* **DIRECTIONS**
Return the lines that follow, exactly as they appear, from the first through the one containing "const il13Stars = ['', '', '***', '**', '**', '***'];"; no pictures are to be included.
Start of DATA EXCERPT
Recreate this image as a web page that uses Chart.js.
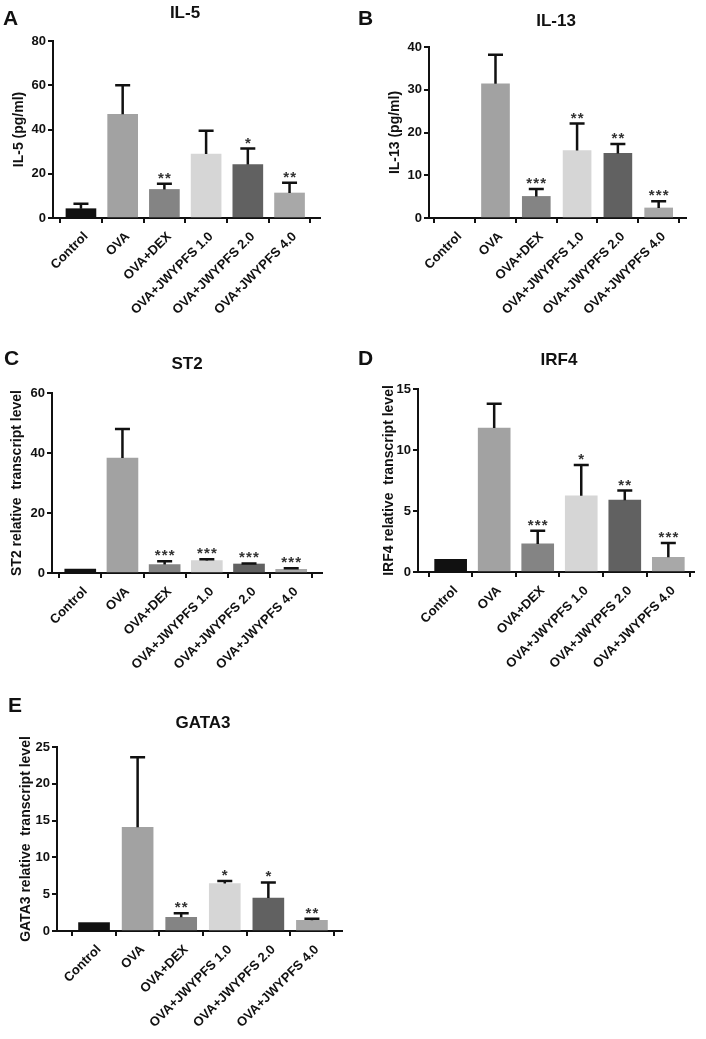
<!DOCTYPE html>
<html>
<head>
<meta charset="utf-8">
<script src="https://cdn.jsdelivr.net/npm/chart.js@4.4.1/dist/chart.umd.min.js"></script>
<style>
  body { margin: 0; background: #fff; width: 706px; height: 1039px; position: relative; overflow: hidden;
         font-family: "Liberation Sans", Arial, sans-serif; }
  canvas { position: absolute; }
  .lbl { position: absolute; font-weight: bold; color: #111; white-space: nowrap; }
  .letter { font-size: 21px; line-height: 24px; }
  .ttl { font-size: 17px; line-height: 20px; width: 140px; text-align: center; }
</style>
</head>
<body>
<script>
const GROUPS = ['Control', 'OVA', 'OVA+DEX', 'OVA+JWYPFS 1.0', 'OVA+JWYPFS 2.0', 'OVA+JWYPFS 4.0'];
const BAR_COLORS = ['#111111', '#a2a2a2', '#848484', '#d6d6d6', '#616161', '#a8a8a8'];

// mean values and upper SD
const il5Mean = [4.2, 46.9, 12.9, 28.9, 24.2, 11.3];
const il5Sd = [2.2, 13.1, 2.6, 10.5, 7.2, 4.6];
const il5Stars = ['', '', '**', '', '*', '**'];

const il13Mean = [0, 31.4, 5.05, 15.8, 15.1, 2.35];
const il13Sd = [0, 6.8, 1.75, 6.3, 2.2, 1.55];
const il13Stars = ['', '', '***', '**', '**', '***'];

const st2Mean = [1.3, 38.3, 2.8, 4.1, 3.0, 1.2];
const st2Sd = [0, 9.7, 1.1, 0.5, 0.2, 0.4];
const st2Stars = ['', '', '***', '***', '***', '***'];

const irf4Mean = [1.03, 11.8, 2.3, 6.24, 5.89, 1.2];
const irf4Sd = [0, 2.0, 1.08, 2.54, 0.79, 1.17];
const irf4Stars = ['', '', '***', '*', '**', '***'];

const gata3Mean = [1.14, 14.1, 1.86, 6.44, 4.48, 1.45];
const gata3Sd = [0, 9.5, 0.54, 0.36, 2.12, 0.23];
const gata3Stars = ['', '', '**', '*', '*', '**'];

// layout: box = canvas [left, top, w, h], area = plot [left, top, right, bottom]
const PANELS = [
    { letter: 'A', title: 'IL-5', yTitle: 'IL-5 (pg/ml)', mean: il5Mean, sd: il5Sd, stars: il5Stars,
      yMax: 80, yStep: 20, box: [0, 0, 345, 335], area: [53, 41, 320, 218], xRange: [-0.67, 5.73], bar: 30,
      yTitleX: 19, titlePos: [185, 13], letterPos: [3, 17.5] },
    { letter: 'B', title: 'IL-13', yTitle: 'IL-13 (pg/ml)', mean: il13Mean, sd: il13Sd, stars: il13Stars,
      yMax: 40, yStep: 10, box: [353, 0, 353, 335], area: [429, 47, 686, 218], xRange: [-0.63, 5.67], bar: 28,
      yTitleX: 395, titlePos: [556, 20.5], letterPos: [358, 17.5] },
    { letter: 'C', title: 'ST2', yTitle: 'ST2 relative  transcript level', mean: st2Mean, sd: st2Sd, stars: st2Stars,
      yMax: 60, yStep: 20, box: [0, 335, 345, 345], area: [52, 393, 322, 573], xRange: [-0.67, 5.73], bar: 31,
      yTitleX: 17, titlePos: [187, 364], letterPos: [4, 357.5] },
    { letter: 'D', title: 'IRF4', yTitle: 'IRF4 relative  transcript level', mean: irf4Mean, sd: irf4Sd, stars: irf4Stars,
      yMax: 15, yStep: 5, box: [353, 335, 353, 345], area: [418, 389, 694, 572], xRange: [-0.75, 5.59], bar: 32,
      yTitleX: 389, titlePos: [559, 360], letterPos: [358, 357.5] },
    { letter: 'E', title: 'GATA3', yTitle: 'GATA3 relative  transcript level', mean: gata3Mean, sd: gata3Sd, stars: gata3Stars,
      yMax: 25, yStep: 5, box: [0, 680, 360, 359], area: [57, 747, 342, 931], xRange: [-0.85, 5.69], bar: 31,
      yTitleX: 26, titlePos: [203, 722.5], letterPos: [8, 704.5] }
];

Chart.defaults.font.family = '"Liberation Sans", Arial, sans-serif';
Chart.defaults.color = '#111';

const errorBarPlugin = {
    id: 'errorBars',
    afterDatasetsDraw(chart) {
        const { ctx } = chart;
        const yScale = chart.scales.y;
        const ds = chart.data.datasets[0];
        const bars = chart.getDatasetMeta(0).data;
        ctx.save();
        ctx.strokeStyle = '#111';
        ctx.fillStyle = '#333';
        ctx.lineWidth = 2.5;
        ctx.font = 'bold 15px "Liberation Sans", Arial, sans-serif';
        ctx.textAlign = 'center';
        ctx.textBaseline = 'alphabetic';
        bars.forEach((bar, i) => {
            const mean = ds.data[i].y;
            const sd = ds.sd[i];
            const yMean = yScale.getPixelForValue(mean);
            const yTop = yScale.getPixelForValue(mean + sd);
            if (sd > 0) {
                ctx.beginPath();
                ctx.moveTo(bar.x, yMean);
                ctx.lineTo(bar.x, yTop);
                ctx.moveTo(bar.x - 7.5, yTop);
                ctx.lineTo(bar.x + 7.5, yTop);
                ctx.stroke();
            }
            const s = ds.stars[i];
            for (let k = 0; k < s.length; k++) {
                const sx = bar.x + (k - (s.length - 1) / 2) * 7;
                ctx.fillText('*', sx, yTop - 1);
            }
        });
        ctx.restore();
    }
};

function addLabel(cls, text, left, top) {
    const d = document.createElement('div');
    d.className = 'lbl ' + cls;
    d.textContent = text;
    d.style.left = left + 'px';
    d.style.top = top + 'px';
    document.body.appendChild(d);
}

function makePanel(p) {
    const [bl, bt, bw, bh] = p.box;
    const [al, at, ar, ab] = p.area;
    const cv = document.createElement('canvas');
    cv.width = bw;
    cv.height = bh;
    cv.style.left = bl + 'px';
    cv.style.top = bt + 'px';
    document.body.appendChild(cv);

    const axisGrid = { display: true, drawOnChartArea: false, drawTicks: true, tickLength: 5,
                       lineWidth: 2, tickWidth: 2, color: '#111', tickColor: '#111' };

    new Chart(cv, {
        type: 'bar',
        data: {
            datasets: [{
                data: p.mean.map((v, i) => ({ x: i, y: v })),
                sd: p.sd,
                stars: p.stars,
                backgroundColor: BAR_COLORS,
                borderWidth: 0,
                barThickness: p.bar
            }]
        },
        options: {
            responsive: false,
            animation: false,
            devicePixelRatio: 1,
            layout: { padding: { top: at - bt, right: bl + bw - ar, bottom: 0, left: 0 } },
            plugins: { legend: { display: false }, tooltip: { enabled: false } },
            scales: {
                x: {
                    type: 'linear',
                    min: p.xRange[0],
                    max: p.xRange[1],
                    offset: false,
                    afterBuildTicks: s => { s.ticks = s.ticks.filter(t => Number.isInteger(t.value) && t.value >= 0 && t.value < GROUPS.length); },
                    afterFit: s => { s.height = bt + bh - ab; },
                    border: { display: true, color: '#111', width: 2 },
                    grid: axisGrid,
                    ticks: {
                        stepSize: 1, includeBounds: false, autoSkip: false,
                        minRotation: 45, maxRotation: 45, padding: 6, labelOffset: 5,
                        color: '#111', font: { size: 13, weight: 'bold' },
                        callback: v => GROUPS[v] ?? ''
                    }
                },
                y: {
                    min: 0,
                    max: p.yMax,
                    afterFit: s => { s.width = al - bl; },
                    border: { display: true, color: '#111', width: 2 },
                    grid: axisGrid,
                    ticks: { stepSize: p.yStep, padding: 2, color: '#111', font: { size: 13, weight: 'bold' } },
                    title: {
                        display: true, text: p.yTitle, color: '#111',
                        font: { size: 14, weight: 'bold' },
                        padding: { top: p.yTitleX - bl - 8.4, bottom: 0 }
                    }
                }
            }
        },
        plugins: [errorBarPlugin]
    });

    addLabel('letter', p.letter, p.letterPos[0], p.letterPos[1] - 11.8);
    addLabel('ttl', p.title, p.titlePos[0] - 70, p.titlePos[1] - 9.8);
}

PANELS.forEach(makePanel);
</script>
</body>
</html>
End of DATA EXCERPT
* **EXPECTED ANSWER**
Recreate this image as a web page that uses Chart.js.
<!DOCTYPE html>
<html>
<head>
<meta charset="utf-8">
<script src="https://cdn.jsdelivr.net/npm/chart.js@4.4.1/dist/chart.umd.min.js"></script>
<style>
  body { margin: 0; background: #fff; width: 706px; height: 1039px; position: relative; overflow: hidden;
         font-family: "Liberation Sans", Arial, sans-serif; }
  canvas { position: absolute; }
  .lbl { position: absolute; font-weight: bold; color: #111; white-space: nowrap; }
  .letter { font-size: 21px; line-height: 24px; }
  .ttl { font-size: 17px; line-height: 20px; width: 140px; text-align: center; }
</style>
</head>
<body>
<script>
const GROUPS = ['Control', 'OVA', 'OVA+DEX', 'OVA+JWYPFS 1.0', 'OVA+JWYPFS 2.0', 'OVA+JWYPFS 4.0'];
const BAR_COLORS = ['#111111', '#a2a2a2', '#848484', '#d6d6d6', '#616161', '#a8a8a8'];

// mean values and upper SD
const il5Mean = [4.2, 46.9, 12.9, 28.9, 24.2, 11.3];
const il5Sd = [2.2, 13.1, 2.6, 10.5, 7.2, 4.6];
const il5Stars = ['', '', '**', '', '*', '**'];

const il13Mean = [0, 31.4, 5.05, 15.8, 15.1, 2.35];
const il13Sd = [0, 6.8, 1.75, 6.3, 2.2, 1.55];
const il13Stars = ['', '', '***', '**', '**', '***'];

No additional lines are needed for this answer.